A separate chapter has been devoted to this tribe, because there is a strong probability that their language differed entirely from the rest of the Southern tongues. Le Page du Pratz, l.l., in confirming this statement, testifies to the existence of the sound R in their language, which occurs neither in Naktche nor in the Maskoki dialects or Shetimasha (II, 220-221). We possess no vocabulary of it, and even the tribal name belongs to Chicasa: túnnig post, pillar, support, probably post of territorial demarcation of their lands on the Yazoo river. The only direct intimation which I possess on that tongue is a correspondence of Alphonse L. Pinart, who saw some Tonica individuals, and inferred from their terms that they might belong to the great Pani stock of the Western plains.
ADÁI.
Of this small and obscure Indian community mention is made much earlier than of all the other tribes hitherto spoken of in this volume, for Cabeça de Vaca, in his Naufragios, mentions them among the inland tribes as Atayos.
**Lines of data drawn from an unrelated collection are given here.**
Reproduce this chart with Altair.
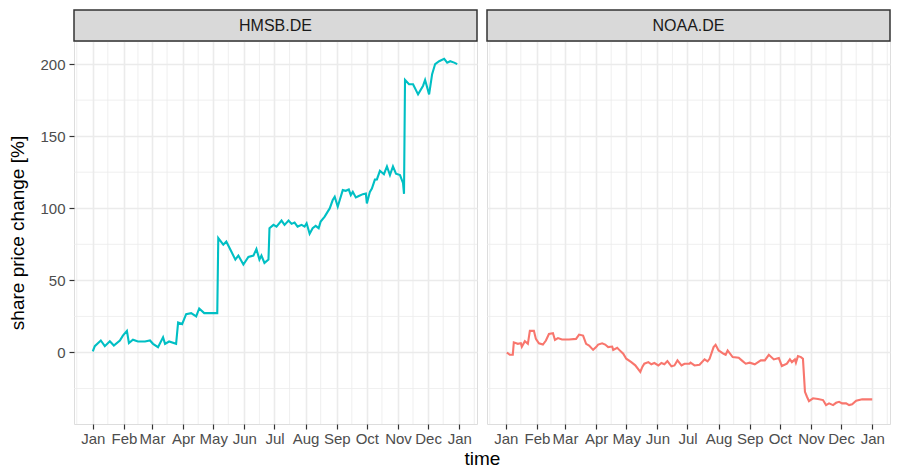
import altair as alt
import pandas as pd

FONT = "Liberation Sans"

tickers = ["HMSB.DE", "NOAA.DE"]
colors = ["#00BFC4", "#F8766D"]
start_date = "2021-01-01"

# day offset from 1 Jan, share price change [%]
hmsb_day = [0, 2, 8, 12, 17, 21, 27, 30, 34, 36, 40, 45, 52, 57, 60, 65, 70, 72, 76, 83,
            85, 89, 93, 98, 103, 106, 111, 119, 124, 125, 130, 133, 138, 142, 145, 150, 155,
            160, 163, 166, 168, 171, 175, 176, 180, 183, 188, 191, 195, 198, 201, 204, 208,
            211, 213, 216, 219, 222, 225, 227, 231, 234, 236, 239, 241, 244, 246, 249, 252,
            255, 257, 259, 262, 265, 269, 272, 273, 276, 278, 281, 283, 286, 290, 293, 296,
            299, 302, 306, 309, 310, 311, 315, 319, 324, 329, 331, 335, 338, 341, 345, 350,
            353, 356, 360, 363]
hmsb_val = [0.7, 4.4, 8.3, 4.4, 7.8, 4.8, 8.3, 11.7, 15.0, 6.6, 8.9, 7.6, 7.6, 8.3, 6.0, 3.7,
            10.5, 6.0, 7.6, 6.0, 20.8, 19.7, 26.6, 27.3, 25.0, 30.5, 27.3, 27.3, 27.3, 79.3,
            74.8, 77.0, 70.0, 64.4, 67.2, 61.0, 66.2, 67.2, 71.7, 64.4, 67.2, 62.1, 64.4, 86.2,
            88.5, 87.3, 91.5, 88.5, 91.5, 89.2, 90.1, 87.3, 88.5, 87.3, 89.6, 82.3, 86.2, 87.8,
            86.2, 90.8, 94.2, 97.7, 99.9, 105.7, 108.0, 101.1, 105.7, 112.6, 112.1, 113.0,
            109.1, 111.4, 107.5, 108.5, 109.8, 110.2, 103.4, 111.4, 113.7, 119.9, 120.0, 126.0,
            123.6, 129.0, 123.0, 129.0, 124.0, 123.0, 117.6, 110.0, 189.0, 186.0, 186.0, 179.0,
            185.0, 189.0, 179.0, 193.0, 200.0, 202.0, 203.6, 201.0, 202.0, 201.0, 200.0]

noaa_day = [1, 4, 7, 8, 12, 15, 16, 19, 22, 24, 28, 30, 33, 37, 40, 43, 47, 49, 52, 56, 63,
            70, 73, 77, 80, 83, 87, 90, 92, 96, 99, 102, 106, 107, 111, 113, 117, 120, 125,
            129, 134, 136, 138, 142, 145, 148, 152, 155, 158, 161, 165, 168, 171, 175, 178,
            183, 184, 188, 193, 198, 201, 203, 207, 209, 212, 217, 219, 221, 226, 232, 235,
            239, 243, 248, 254, 258, 262, 267, 272, 275, 280, 283, 285, 288, 289, 291, 294,
            296, 298, 300, 302, 306, 311, 316, 319, 322, 326, 329, 332, 335, 339, 342, 345,
            349, 355, 365]
noaa_val = [0.0, -1.6, -1.6, 7.0, 6.0, 6.4, 4.0, 7.8, 6.0, 15.0, 15.0, 9.4, 6.4, 5.5, 8.3,
            12.8, 13.3, 8.7, 10.0, 9.0, 9.0, 9.4, 12.4, 11.7, 6.0, 4.8, 1.8, 3.7, 5.5, 6.4, 5.5,
            3.7, 4.1, 1.8, 3.2, 1.8, -0.9, -4.3, -6.7, -8.9, -13.5, -10.0, -7.8, -6.7, -8.2,
            -7.3, -9.0, -7.3, -8.2, -6.0, -9.6, -9.0, -5.5, -9.0, -7.8, -7.8, -7.1, -9.0, -8.5,
            -4.8, -6.2, -4.4, 3.7, 5.3, 1.4, -0.9, -1.6, 1.4, -3.2, -3.7, -5.5, -7.8, -7.1,
            -8.2, -5.5, -5.5, -1.6, -4.8, -3.9, -9.4, -7.8, -4.8, -6.7, -4.8, -7.1, -2.5, -3.2,
            -4.4, -27.3, -30.7, -33.7, -31.8, -32.3, -33.0, -36.5, -35.3, -36.5, -34.9, -34.2,
            -35.3, -35.3, -36.5, -36.0, -33.5, -32.5, -32.5]

month_ticks = [(2021, m) for m in range(1, 13)] + [(2022, 1)]
minor_x = ["2020-12-16", "2021-01-16", "2021-02-15", "2021-03-16", "2021-04-16",
           "2021-05-16", "2021-06-16", "2021-07-16", "2021-08-16", "2021-09-16",
           "2021-10-16", "2021-11-16", "2021-12-16", "2022-01-16"]
major_y = [0, 50, 100, 150, 200]
minor_y = [-25, 25, 75, 125, 175]

W, H, STRIP_H, SPACING = 403, 383, 31, 10

x_dom = [int(pd.Timestamp("2020-12-13 07:12", tz="UTC").value // 10**6),
         int(pd.Timestamp("2022-01-18 16:48", tz="UTC").value // 10**6)]
y_dom = [-49.6, 216]


def to_dates(days):
    base = pd.Timestamp(start_date)
    return [(base + pd.Timedelta(days=d)).strftime("%Y-%m-%d") for d in days]


series = {
    "HMSB.DE": (hmsb_day, hmsb_val),
    "NOAA.DE": (noaa_day, noaa_val),
}

minor_x_df = pd.DataFrame({"date": minor_x})
minor_y_df = pd.DataFrame({"value": minor_y})


def panel(ticker, color, first):
    days, vals = series[ticker]
    df = pd.DataFrame({"date": to_dates(days), "value": vals})
    x_axis = alt.Axis(
        values=[alt.DateTime(year=y, month=m, date=1, utc=True) for y, m in month_ticks],
        labelExpr="utcFormat(datum.value, '%b')",
        grid=True, gridColor="#EBEBEB", gridWidth=1.6,
        domain=False, tickColor="#333333", tickSize=5, tickWidth=1.2,
        labelColor="#4D4D4D", labelFontSize=15, labelFont=FONT, labelPadding=2,
        labelOverlap=False, labelFlush=False,
        title="time" if first else None,
        titleX=(2 * W + SPACING) / 2, titleFontSize=19, titleFont=FONT,
        titleFontWeight="normal", titleColor="#000000", titlePadding=3,
    )
    if first:
        y_axis = alt.Axis(
            values=major_y, grid=True, gridColor="#EBEBEB", gridWidth=1.6,
            domain=False, tickColor="#333333", tickSize=5, tickWidth=1.2,
            labelColor="#4D4D4D", labelFontSize=15, labelFont=FONT, labelPadding=4,
            title="share price change [%]", titleFontSize=19, titleFont=FONT,
            titleFontWeight="normal", titleColor="#000000", titlePadding=12,
        )
    else:
        y_axis = alt.Axis(
            values=major_y, grid=True, gridColor="#EBEBEB", gridWidth=1.6,
            domain=False, ticks=False, labels=False, title=None,
        )
    x_enc = alt.X("date:T", scale=alt.Scale(type="utc", domain=x_dom, nice=False), axis=x_axis)
    y_enc = alt.Y("value:Q", scale=alt.Scale(domain=y_dom, nice=False, zero=False), axis=y_axis)

    vminor = alt.Chart(minor_x_df).mark_rule(color="#EBEBEB", strokeWidth=0.8).encode(x=x_enc)
    hminor = alt.Chart(minor_y_df).mark_rule(color="#EBEBEB", strokeWidth=0.8).encode(y=y_enc)
    line = alt.Chart(df).mark_line(color=color, strokeWidth=2.1).encode(x=x_enc, y=y_enc)

    strip_df = pd.DataFrame({"label": [ticker]})
    strip = alt.Chart(strip_df).mark_rect(
        fill="#D9D9D9", stroke="#333333", strokeWidth=1.5).encode(
        x=alt.value(0), x2=alt.value(W), y=alt.value(-STRIP_H), y2=alt.value(0))
    strip_text = alt.Chart(strip_df).mark_text(
        font=FONT, fontSize=16, color="#1A1A1A", baseline="middle", align="center").encode(
        x=alt.value(W / 2), y=alt.value(-STRIP_H / 2), text="label:N")

    return alt.layer(vminor, hminor, line, strip, strip_text).properties(width=W, height=H)


left = panel(tickers[0], colors[0], True)
right = panel(tickers[1], colors[1], False)

chart = alt.hconcat(left, right, spacing=SPACING, bounds="flush").properties(
    padding={"left": 0, "top": 0, "right": 0, "bottom": 0}
).configure_view(
    stroke="#333333", strokeWidth=1.5
).configure(
    font=FONT, background="white"
)

chart.save("out.html", embed_options={"renderer": "svg", "actions": False})
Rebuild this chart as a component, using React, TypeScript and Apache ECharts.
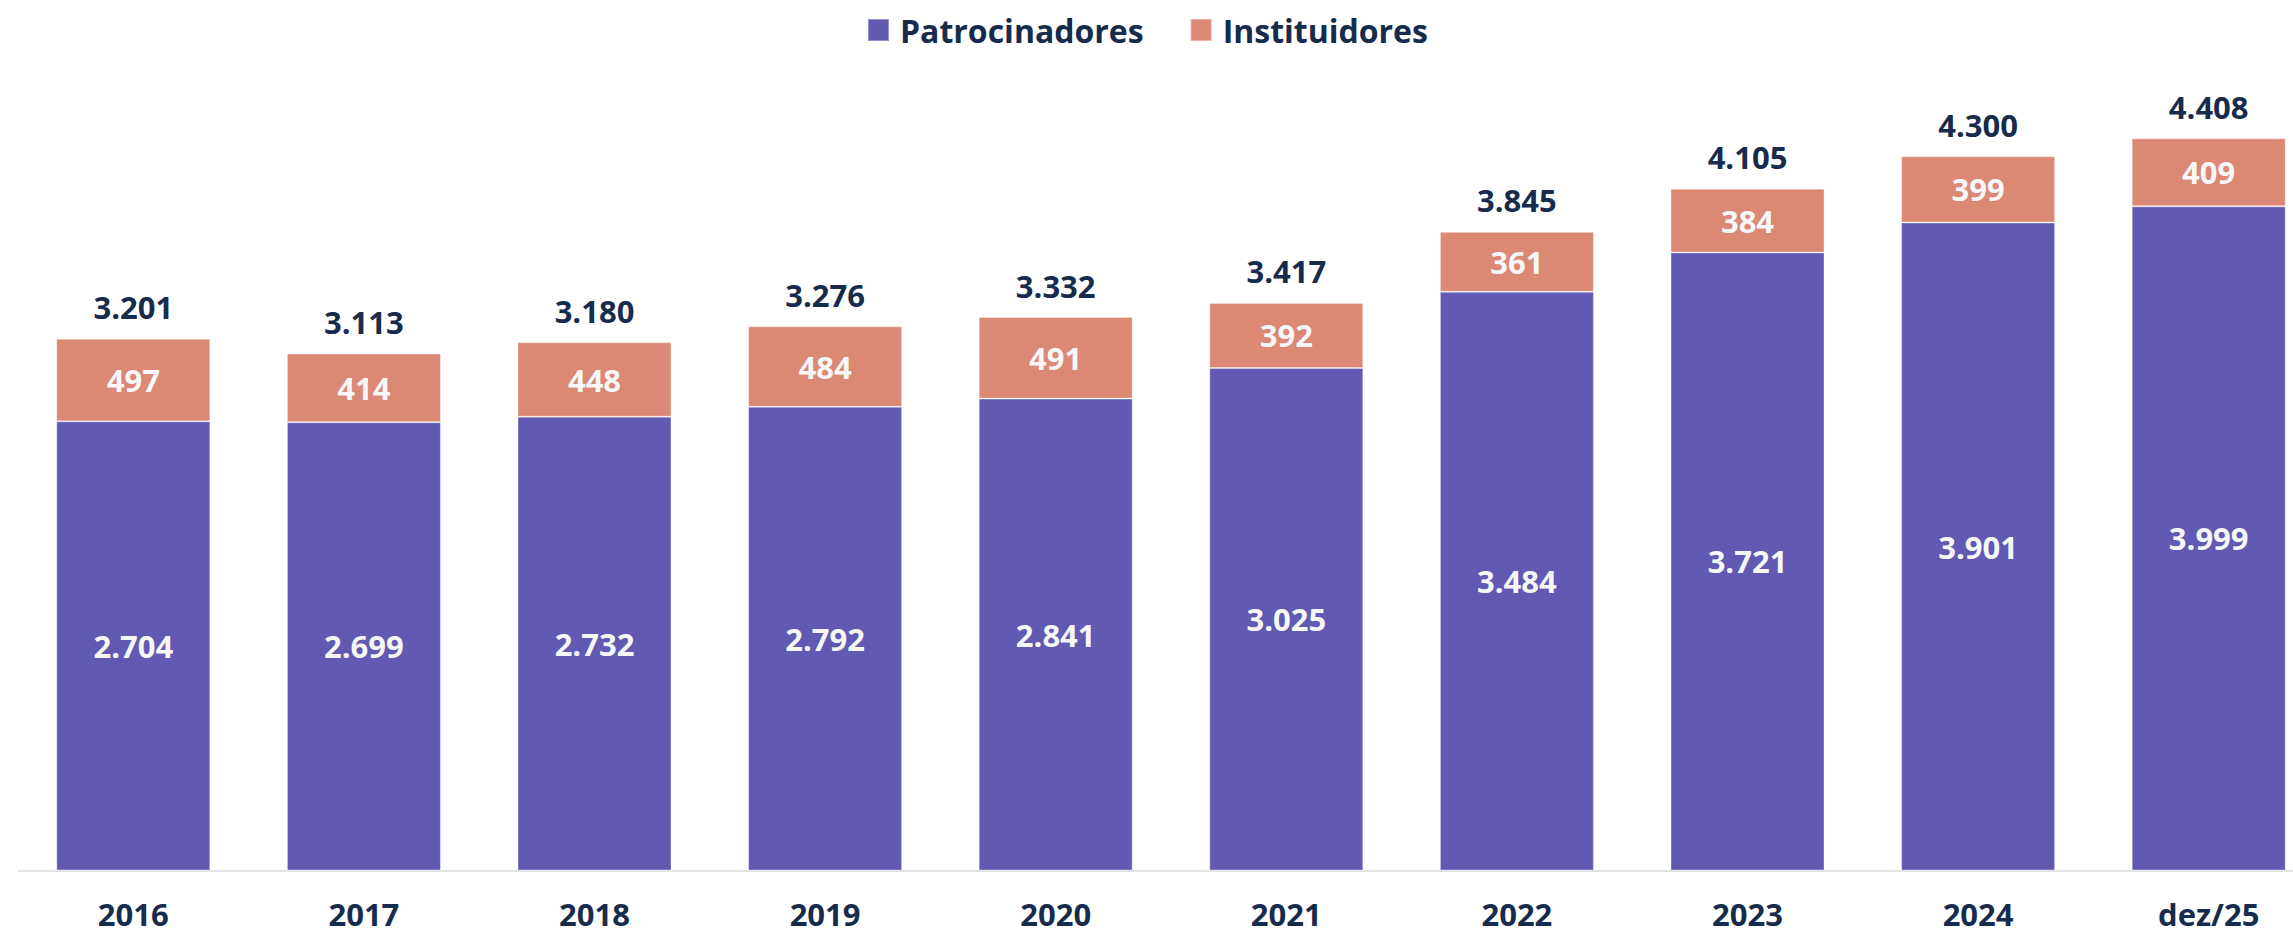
import React, { useEffect, useRef } from "react";
import * as echarts from "echarts";

const categories = ["2016", "2017", "2018", "2019", "2020", "2021", "2022", "2023", "2024", "dez/25"];
const patrocinadores = [2704, 2699, 2732, 2792, 2841, 3025, 3484, 3721, 3901, 3999];
const instituidores = [497, 414, 448, 484, 491, 392, 361, 384, 399, 409];
const totals = patrocinadores.map((v, i) => v + instituidores[i]);

const fmt = (n: number) => String(n).replace(/\B(?=(\d{3})+(?!\d))/g, ".");

const DARK = "#172B4D";
const PURPLE = "#6259B3";
const ORANGE = "#DB8874";
const FONT = "'Open Sans', 'Noto Sans', sans-serif";

export default function App() {
  const ref = useRef<HTMLDivElement>(null);
  useEffect(() => {
    if (!ref.current) return;
    const chart = echarts.init(ref.current, null, { renderer: "svg" });
    chart.setOption({
      animation: false,
      textStyle: { fontFamily: FONT },
      legend: {
        left: 862,
        top: 9,
        icon: "rect",
        itemWidth: 21,
        itemHeight: 22,
        itemGap: 46,
        data: ["Patrocinadores", "Instituidores"],
        textStyle: { color: DARK, fontSize: 32, fontWeight: "bold", fontFamily: FONT, padding: [0, 0, 0, 6] },
      },
      grid: { left: 18, width: 2306, top: 40, bottom: 62.5, outerBoundsMode: "none", containLabel: false },
      xAxis: {
        type: "category",
        data: categories,
        axisLine: { lineStyle: { color: "#d9d9d9", width: 1.5 } },
        axisTick: { show: false },
        axisLabel: {
          color: DARK,
          fontSize: 31,
          fontWeight: "bold",
          fontFamily: FONT,
          margin: 28,
          lineHeight: 31,
        },
      },
      yAxis: {
        type: "value",
        min: 0,
        max: 5000,
        show: false,
        splitLine: { show: false },
      },
      series: [
        {
          name: "Patrocinadores",
          type: "bar",
          stack: "total",
          barWidth: 154,
          data: patrocinadores,
          itemStyle: { color: PURPLE, borderColor: "rgba(255,255,255,0.35)", borderWidth: 1 },
          label: {
            show: true,
            position: "inside",
            color: "#F7F7F7",
            fontSize: 31,
            fontWeight: "bold",
            fontFamily: FONT,
            formatter: (p: any) => fmt(p.value),
          },
        },
        {
          name: "Instituidores",
          type: "bar",
          stack: "total",
          barWidth: 154,
          data: instituidores,
          itemStyle: { color: ORANGE, borderColor: "rgba(255,255,255,0.35)", borderWidth: 1 },
          label: {
            show: true,
            position: "inside",
            color: "#F7F7F7",
            fontSize: 31,
            fontWeight: "bold",
            fontFamily: FONT,
            formatter: (p: any) => fmt(p.value),
          },
        },
        {
          name: "Total",
          type: "bar",
          stack: "total",
          barWidth: 154,
          data: totals.map(() => 0),
          itemStyle: { color: "transparent" },
          label: {
            show: true,
            position: "top",
            distance: 16,
            color: DARK,
            fontSize: 31,
            fontWeight: "bold",
            fontFamily: FONT,
            formatter: (p: any) => fmt(totals[p.dataIndex]),
          },
        },
      ],
    });
    return () => chart.dispose();
  }, []);
  return (
    <div
      ref={ref}
      style={{ position: "absolute", left: 0, top: 0, width: 2293, height: 933, background: "#fff", overflow: "hidden" }}
    />
  );
}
In the list of eight Caddo villages, given by a Taensa guide to L. d'Iberville on his expedition up the Red river (March 1699), they figure as the Natao (Margry IV, 178).
The Adái, Atá-i, Háta-i, Adayes (incorrectly called Adaize) seem to have persisted at their ancient home, where they formed a tribe belonging to the Caddo confederacy. Charlevoix (Hist. de la Nouvelle France, ed. Shea VI, p. 24) relates that a Spanish mission was founded among the Adaes in 1715. A Spanish fort existed there, seven leagues west of Natchitoches, as late as the commencement of the nineteenth century. Baudry de Lozières puts their population at one hundred men (1802), and Morse (1822) at thirty, who then passed their days in idleness on the Bayou Pierre of Red river. Even at the present time they are remembered as a former division of the Caddo confederacy, and called Háta-i by the Caddo, who are settled in the southeastern part of the Indian Territory.
A list of about 300 Adái words was gathered in 1802 by Martin Duralde, which proves it to be a vocalic language independent of any other, though a few affinities are traceable with the Pani dialects. The orthography of that vocabulary cannot, however, be fully relied on. The original is in the library of the American Philosophical Society, in Philadelphia. Rob. G. Latham, in his "Opuscula; Essays, chiefly philological," etc., London 1860; pp. 402-404, has compared Adahi words with the corresponding terms of other North American languages, but without arriving at a definite result.